The Difference Between The Bible and The Biblical Narrative

Whenever someone says, "the Bible teaches" or "the Scriptures say," I either chuckle in my head or I cringe (depending on my mood). I might get caught in saying it too, but the truth is, "the Bible" doesn't really "teach" any one thing. It's really all semantics because I'm totally comfortable with saying something like "we know from Scripture..." and I am quite fond of referring to the "Biblical narrative" even in saying, for example, "the Biblical narrative teaches..." But to make such a claim as "the Bible teaches," demonstrates a somewhat less sophisticated understanding of the Bible as a whole.

The Bible, after all, is not one book. The Bible is a small library of books which all "teach" and say different things in different contexts about different topics in different genres. So it is better to say that one book teaches or another book teaches than to say "the Bible teaches." Using the term "Bible" as though it expresses one monolithic ideal or set of ideals is just not helpful and it does no justice to the complexity and contextuality of the various books in the canonical collection.

This is why, in general, I prefer the term "Biblical narrative" to express a more unifying message of the Scriptures. The beauty of Scripture is that, while it is a collection of books that give different perspectives, they all work together toward telling a story of God's relationship with the world and with our experience.
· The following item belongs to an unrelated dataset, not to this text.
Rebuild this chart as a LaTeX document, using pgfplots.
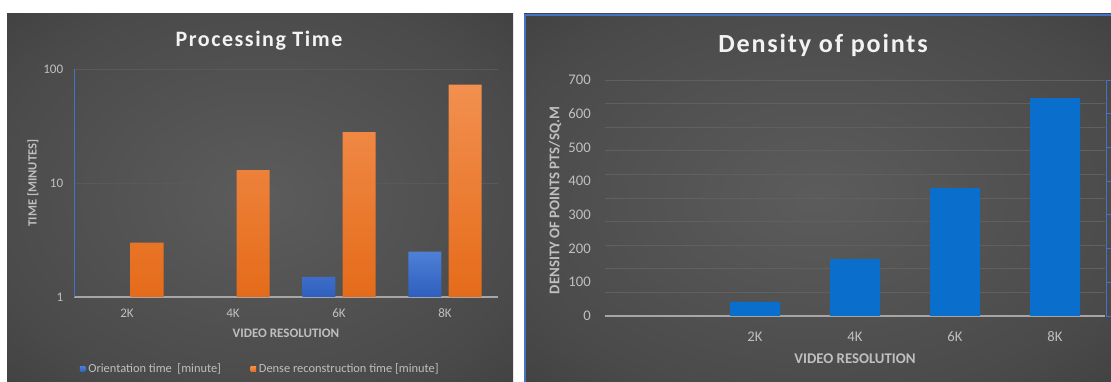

The Biblical narrative is a story about a God who created the world and who refuses to give up on it until it is restored to his imagination and creative intention for it.

The difference between the Bible and the Biblical narrative is that the Bible is a collection of books which do not all say the same thing while the Biblical narrative is the underlying story that moves like a stream throughout the various texts of the Bible. Therefore, when trying to express a more unifying "Biblical perspective," we would do well to use the terms on their own terms.